INFORMATION GIVEN –
------------------------------------------------------------

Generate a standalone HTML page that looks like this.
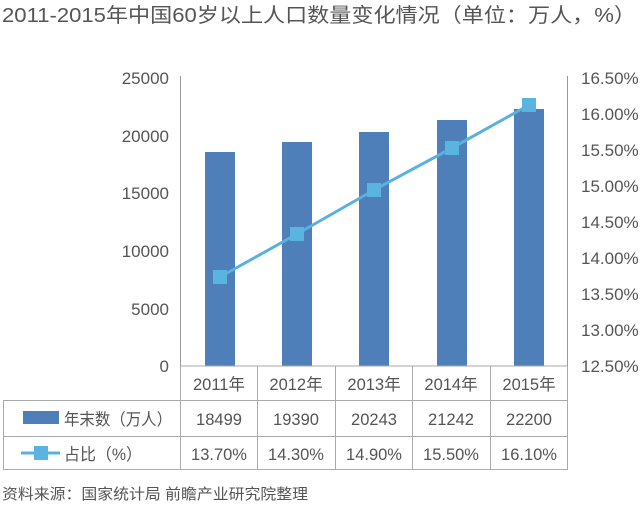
<!DOCTYPE html>
<html><head><meta charset="utf-8"><style>
body{margin:0;background:#fff;}
svg text{font-family:"Liberation Sans","Noto Sans CJK SC",sans-serif;fill:#555;}
</style></head><body>
<svg width="640" height="504" xmlns="http://www.w3.org/2000/svg">
<text x="2" y="22" font-size="20" textLength="634" lengthAdjust="spacingAndGlyphs">2011-2015年中国60岁以上人口数量变化情况（单位：万人，%）</text>
<g font-size="17" text-anchor="end">
<text x="169" y="84">25000</text><text x="169" y="142">20000</text><text x="169" y="199">15000</text>
<text x="169" y="257">10000</text><text x="169" y="315">5000</text><text x="169" y="372">0</text>
</g>
<g font-size="17" text-anchor="start">
<text x="581" y="84">16.50%</text><text x="581" y="120">16.00%</text><text x="581" y="156">15.50%</text>
<text x="581" y="192">15.00%</text><text x="581" y="228">14.50%</text><text x="581" y="264">14.00%</text>
<text x="581" y="300">13.50%</text><text x="581" y="336">13.00%</text><text x="581" y="372">12.50%</text>
</g>
<line x1="180.5" y1="76" x2="180.5" y2="366" stroke="#999"/>
<line x1="567.5" y1="76" x2="567.5" y2="366" stroke="#999"/>
<g fill="#4f7fb8">
<rect x="205" y="152" width="30" height="214"/>
<rect x="282" y="142" width="30" height="224"/>
<rect x="359" y="132" width="30" height="234"/>
<rect x="437" y="120" width="30" height="246"/>
<rect x="514" y="109" width="30" height="257"/>
</g>
<polyline points="220,277 297,234 374,190 452,148 529,105" fill="none" stroke="#5ab0e0" stroke-width="3"/>
<g fill="#5ab4e0">
<rect x="213" y="270" width="14" height="14"/><rect x="290" y="227" width="14" height="14"/>
<rect x="367" y="183" width="14" height="14"/><rect x="445" y="141" width="14" height="14"/>
<rect x="522" y="98" width="14" height="14"/>
</g>
<g stroke="#aaa" fill="none">
<line x1="180.5" y1="366" x2="567" y2="366"/>
<line x1="3.5" y1="400.5" x2="567" y2="400.5"/>
<line x1="3.5" y1="436.5" x2="567" y2="436.5"/>
<line x1="3.5" y1="469.5" x2="567" y2="469.5"/>
<line x1="3.5" y1="400" x2="3.5" y2="470"/>
<line x1="180.5" y1="366" x2="180.5" y2="470"/>
<line x1="257.5" y1="366" x2="257.5" y2="470"/>
<line x1="335.5" y1="366" x2="335.5" y2="470"/>
<line x1="412.5" y1="366" x2="412.5" y2="470"/>
<line x1="490.5" y1="366" x2="490.5" y2="470"/>
<line x1="567.5" y1="366" x2="567.5" y2="470"/>
</g>
<g font-size="16.5" text-anchor="middle">
<text x="219" y="390">2011年</text><text x="296" y="390">2012年</text><text x="374" y="390">2013年</text><text x="451" y="390">2014年</text><text x="529" y="390">2015年</text>
<text x="219" y="425">18499</text><text x="296" y="425">19390</text><text x="374" y="425">20243</text><text x="451" y="425">21242</text><text x="529" y="425">22200</text>
<text x="219" y="460">13.70%</text><text x="296" y="460">14.30%</text><text x="374" y="460">14.90%</text><text x="451" y="460">15.50%</text><text x="529" y="460">16.10%</text>
</g>
<rect x="23" y="411" width="36" height="13" fill="#4f7fb8"/>
<text x="64" y="425" font-size="16.5" textLength="108" lengthAdjust="spacingAndGlyphs">年末数（万人）</text>
<line x1="21" y1="453" x2="60" y2="453" stroke="#5ab0e0" stroke-width="3"/>
<rect x="34" y="446" width="14" height="14" fill="#5ab4e0"/>
<text x="64" y="460" font-size="16.5" textLength="78" lengthAdjust="spacingAndGlyphs">占比（%）</text>
<text x="2" y="499" font-size="15" textLength="306" lengthAdjust="spacingAndGlyphs">资料来源：国家统计局 前瞻产业研究院整理</text>
</svg>
</body></html>
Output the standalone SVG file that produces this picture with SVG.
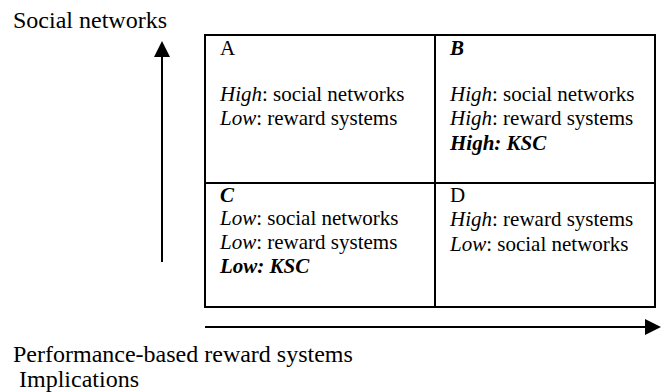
<svg xmlns="http://www.w3.org/2000/svg" width="662" height="392" viewBox="0 0 662 392">
<style>
text{font-family:"Liberation Serif","Times New Roman",serif;fill:#000}
.lbl{font-size:24px}
.cell{font-size:21px}
.i{font-style:italic}
.bi{font-style:italic;font-weight:bold}
.ln{stroke:#000;stroke-width:2;fill:none}
.head{fill:#000}
</style>
<g id="axis-labels">
<text class="lbl" x="13" y="28">Social networks</text>
<text class="lbl" x="13" y="362">Performance-based reward systems</text>
<text class="lbl" x="19" y="387">Implications</text>
</g>
<g id="connectors">
<line class="ln" x1="162" y1="262" x2="162" y2="56"/>
<path class="head" d="M162,41 L170,57 L154,57 Z"/>
<line class="ln" x1="205" y1="327" x2="646" y2="327"/>
<path class="head" d="M661,327 L645,319 L645,335 Z"/>
</g>
<g id="grid">
<rect class="ln" x="205" y="35" width="450" height="272"/>
<line class="ln" x1="435" y1="35" x2="435" y2="307"/>
<line class="ln" x1="205" y1="183" x2="655" y2="183"/>
</g>
<g id="cell-A">
<text class="cell" x="220" y="55">A</text>
<text class="cell" x="220" y="101"><tspan class="i">High</tspan>: social networks</text>
<text class="cell" x="220" y="125"><tspan class="i">Low</tspan>: reward systems</text>
</g>
<g id="cell-B">
<text class="cell bi" x="450" y="55">B</text>
<text class="cell" x="450" y="101"><tspan class="i">High</tspan>: social networks</text>
<text class="cell" x="450" y="125"><tspan class="i">High</tspan>: reward systems</text>
<text class="cell bi" x="450" y="150">High: KSC</text>
</g>
<g id="cell-C">
<text class="cell bi" x="220" y="202">C</text>
<text class="cell" x="220" y="225"><tspan class="i">Low</tspan>: social networks</text>
<text class="cell" x="220" y="249"><tspan class="i">Low</tspan>: reward systems</text>
<text class="cell bi" x="220" y="273">Low: KSC</text>
</g>
<g id="cell-D">
<text class="cell" x="450" y="202">D</text>
<text class="cell" x="450" y="226"><tspan class="i">High</tspan>: reward systems</text>
<text class="cell" x="450" y="251"><tspan class="i">Low</tspan>: social networks</text>
</g>
</svg>
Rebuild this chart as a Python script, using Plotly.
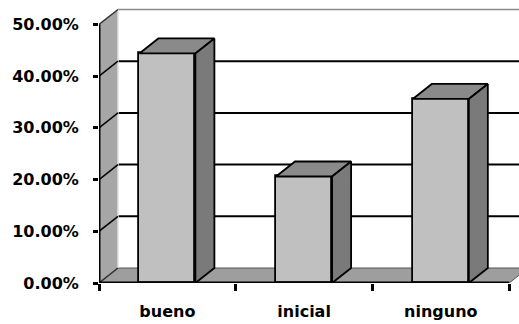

------------------------------------------------------------

INSTRUCTIONS TO FOLLOW – Quote the data above in full and without alteration; skip the pictures.

TASK RESULT –
Generate a standalone HTML page that looks like this.
<!DOCTYPE html>
<html><head><meta charset="utf-8"><style>
body{margin:0;background:#fff;}
svg text{font-family:"Liberation Sans","Noto Sans CJK SC",sans-serif;fill:#555;}
</style></head><body>
<svg width="640" height="504" xmlns="http://www.w3.org/2000/svg">
<text x="2" y="22" font-size="20" textLength="634" lengthAdjust="spacingAndGlyphs">2011-2015年中国60岁以上人口数量变化情况（单位：万人，%）</text>
<g font-size="17" text-anchor="end">
<text x="169" y="84">25000</text><text x="169" y="142">20000</text><text x="169" y="199">15000</text>
<text x="169" y="257">10000</text><text x="169" y="315">5000</text><text x="169" y="372">0</text>
</g>
<g font-size="17" text-anchor="start">
<text x="581" y="84">16.50%</text><text x="581" y="120">16.00%</text><text x="581" y="156">15.50%</text>
<text x="581" y="192">15.00%</text><text x="581" y="228">14.50%</text><text x="581" y="264">14.00%</text>
<text x="581" y="300">13.50%</text><text x="581" y="336">13.00%</text><text x="581" y="372">12.50%</text>
</g>
<line x1="180.5" y1="76" x2="180.5" y2="366" stroke="#999"/>
<line x1="567.5" y1="76" x2="567.5" y2="366" stroke="#999"/>
<g fill="#4f7fb8">
<rect x="205" y="152" width="30" height="214"/>
<rect x="282" y="142" width="30" height="224"/>
<rect x="359" y="132" width="30" height="234"/>
<rect x="437" y="120" width="30" height="246"/>
<rect x="514" y="109" width="30" height="257"/>
</g>
<polyline points="220,277 297,234 374,190 452,148 529,105" fill="none" stroke="#5ab0e0" stroke-width="3"/>
<g fill="#5ab4e0">
<rect x="213" y="270" width="14" height="14"/><rect x="290" y="227" width="14" height="14"/>
<rect x="367" y="183" width="14" height="14"/><rect x="445" y="141" width="14" height="14"/>
<rect x="522" y="98" width="14" height="14"/>
</g>
<g stroke="#aaa" fill="none">
<line x1="180.5" y1="366" x2="567" y2="366"/>
<line x1="3.5" y1="400.5" x2="567" y2="400.5"/>
<line x1="3.5" y1="436.5" x2="567" y2="436.5"/>
<line x1="3.5" y1="469.5" x2="567" y2="469.5"/>
<line x1="3.5" y1="400" x2="3.5" y2="470"/>
<line x1="180.5" y1="366" x2="180.5" y2="470"/>
<line x1="257.5" y1="366" x2="257.5" y2="470"/>
<line x1="335.5" y1="366" x2="335.5" y2="470"/>
<line x1="412.5" y1="366" x2="412.5" y2="470"/>
<line x1="490.5" y1="366" x2="490.5" y2="470"/>
<line x1="567.5" y1="366" x2="567.5" y2="470"/>
</g>
<g font-size="16.5" text-anchor="middle">
<text x="219" y="390">2011年</text><text x="296" y="390">2012年</text><text x="374" y="390">2013年</text><text x="451" y="390">2014年</text><text x="529" y="390">2015年</text>
<text x="219" y="425">18499</text><text x="296" y="425">19390</text><text x="374" y="425">20243</text><text x="451" y="425">21242</text><text x="529" y="425">22200</text>
<text x="219" y="460">13.70%</text><text x="296" y="460">14.30%</text><text x="374" y="460">14.90%</text><text x="451" y="460">15.50%</text><text x="529" y="460">16.10%</text>
</g>
<rect x="23" y="411" width="36" height="13" fill="#4f7fb8"/>
<text x="64" y="425" font-size="16.5" textLength="108" lengthAdjust="spacingAndGlyphs">年末数（万人）</text>
<line x1="21" y1="453" x2="60" y2="453" stroke="#5ab0e0" stroke-width="3"/>
<rect x="34" y="446" width="14" height="14" fill="#5ab4e0"/>
<text x="64" y="460" font-size="16.5" textLength="78" lengthAdjust="spacingAndGlyphs">占比（%）</text>
<text x="2" y="499" font-size="15" textLength="306" lengthAdjust="spacingAndGlyphs">资料来源：国家统计局 前瞻产业研究院整理</text>
</svg>
</body></html>
Output the standalone SVG file that produces this picture with SVG.
<svg xmlns="http://www.w3.org/2000/svg" width="662" height="392" viewBox="0 0 662 392">
<style>
text{font-family:"Liberation Serif","Times New Roman",serif;fill:#000}
.lbl{font-size:24px}
.cell{font-size:21px}
.i{font-style:italic}
.bi{font-style:italic;font-weight:bold}
.ln{stroke:#000;stroke-width:2;fill:none}
.head{fill:#000}
</style>
<g id="axis-labels">
<text class="lbl" x="13" y="28">Social networks</text>
<text class="lbl" x="13" y="362">Performance-based reward systems</text>
<text class="lbl" x="19" y="387">Implications</text>
</g>
<g id="connectors">
<line class="ln" x1="162" y1="262" x2="162" y2="56"/>
<path class="head" d="M162,41 L170,57 L154,57 Z"/>
<line class="ln" x1="205" y1="327" x2="646" y2="327"/>
<path class="head" d="M661,327 L645,319 L645,335 Z"/>
</g>
<g id="grid">
<rect class="ln" x="205" y="35" width="450" height="272"/>
<line class="ln" x1="435" y1="35" x2="435" y2="307"/>
<line class="ln" x1="205" y1="183" x2="655" y2="183"/>
</g>
<g id="cell-A">
<text class="cell" x="220" y="55">A</text>
<text class="cell" x="220" y="101"><tspan class="i">High</tspan>: social networks</text>
<text class="cell" x="220" y="125"><tspan class="i">Low</tspan>: reward systems</text>
</g>
<g id="cell-B">
<text class="cell bi" x="450" y="55">B</text>
<text class="cell" x="450" y="101"><tspan class="i">High</tspan>: social networks</text>
<text class="cell" x="450" y="125"><tspan class="i">High</tspan>: reward systems</text>
<text class="cell bi" x="450" y="150">High: KSC</text>
</g>
<g id="cell-C">
<text class="cell bi" x="220" y="202">C</text>
<text class="cell" x="220" y="225"><tspan class="i">Low</tspan>: social networks</text>
<text class="cell" x="220" y="249"><tspan class="i">Low</tspan>: reward systems</text>
<text class="cell bi" x="220" y="273">Low: KSC</text>
</g>
<g id="cell-D">
<text class="cell" x="450" y="202">D</text>
<text class="cell" x="450" y="226"><tspan class="i">High</tspan>: reward systems</text>
<text class="cell" x="450" y="251"><tspan class="i">Low</tspan>: social networks</text>
</g>
</svg>
Rebuild this chart as a Python script, using Plotly.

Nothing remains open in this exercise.